Fonte: 7Margens. Autor: Jorge Wemans.
Além de definir o critério para fixar a data da celebração da Páscoa, em Niceia o que estava em causa era “como compaginar a afirmação de um Deus único com a existência de um Filho que também é Deus”. No ano em que as maiores igrejas cristãs celebram todas a Páscoa na mesma data e em que a 20 de maio se completam 1.700 anos sobre o início do primeiro Concílio Ecuménico, o padre Isidro Lamelas, da Ordem dos Frades Menores (Franciscanos) e especialista em estudos patrísticos, traça ao 7MARGENS o panorama dos antecedentes desse Concílio de Niceia, analisa a importância do Credo ali formulado e comenta a atualidade decisiva dos debates e decisões tomadas no ano de 325. Amanhã publicamos a segunda parte desta extensa entrevista.
7MARGENS – Quando o imperador Constantino convoca o Concílio de Niceia em 325, ele pretende favorecer uma das correntes em confronto nas comunidades cristãs, ou o seu objetivo é o de acabar com as dissensões de modo a garantir o seu lema “um Deus, um Império, um imperador, uma Igreja, uma fé”?

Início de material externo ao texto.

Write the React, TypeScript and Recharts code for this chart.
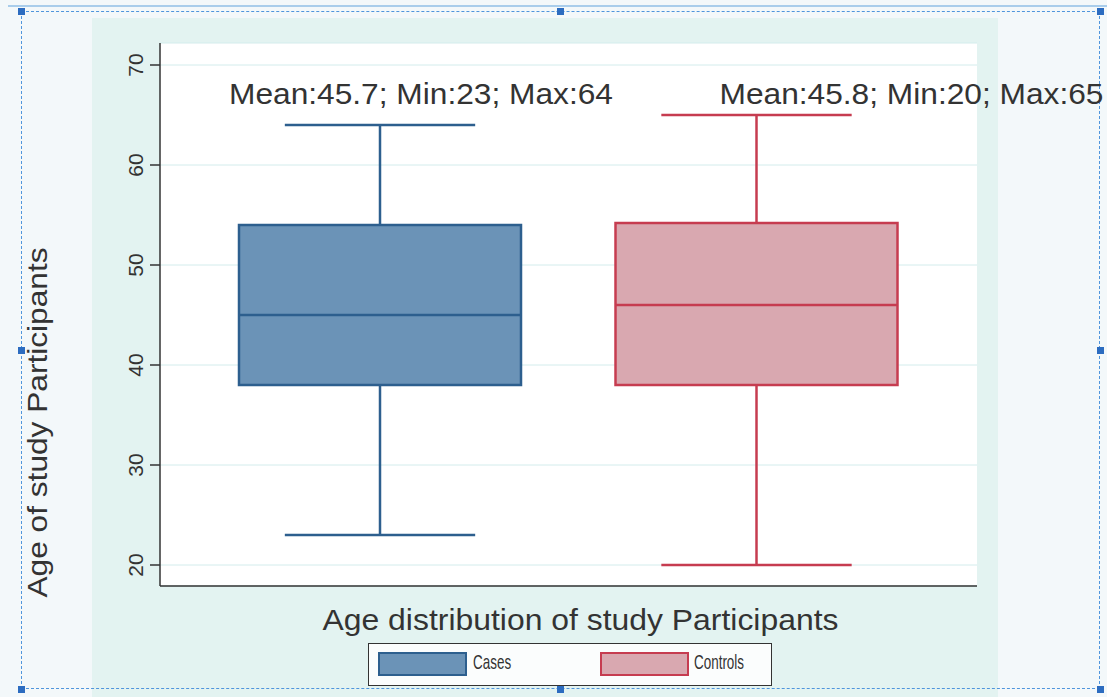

P. ISIDRO LAMELAS – A figura do imperador Constantino é fundamental para percebermos toda a complexidade do Concílio de Niceia. Por volta de 312, Constantino percebe que há um Deus que pode ser muito útil à unidade e à paz interior do Império, que eram as suas grandes preocupações políticas. Mas, pouco depois, apercebe-se que afinal aquele Deus único que ele pensava poder unificar e pacificar o Império, é motivo de muitas batalhas e divisões. Constantino já interviera em 314 no Ocidente por causa das divisões provocadas pelo donatismo. Agora é no Oriente que a discussão teológica salta para a rua, o que não é uma figura de estilo: salta mesmo para a rua, pois naquele tempo a teologia era uma questão pública. E o debate era este: Como é que o Deus único pode ter um filho continuando a ser um só Deus? Para alguns historiadores a questão ficou ligada a um diácono, Ário [256–336], daí falarmos de arianismo.
Na tradição de Alexandria, mesmo que não possamos falar de uma reflexão acabada sobre a Trindade, existe desde cedo uma compreensão plural de Deus: Deus é Trindade – não triteísmo, nem politeísmo –, Deus é uma relação: há um Pai que sempre foi Pai e que, portanto, sempre teve um Filho. Mesmo que não seja uma Trindade explícita, isto está muito claro desde o início do cristianismo. Jesus veio revelar-nos exatamente isso: Deus é pai. A questão agora seria de como compaginar a afirmação de um Deus único (monoteísmo que os cristãos assumiram em continuidade com o judaísmo) com a existência de um Filho que também é Deus.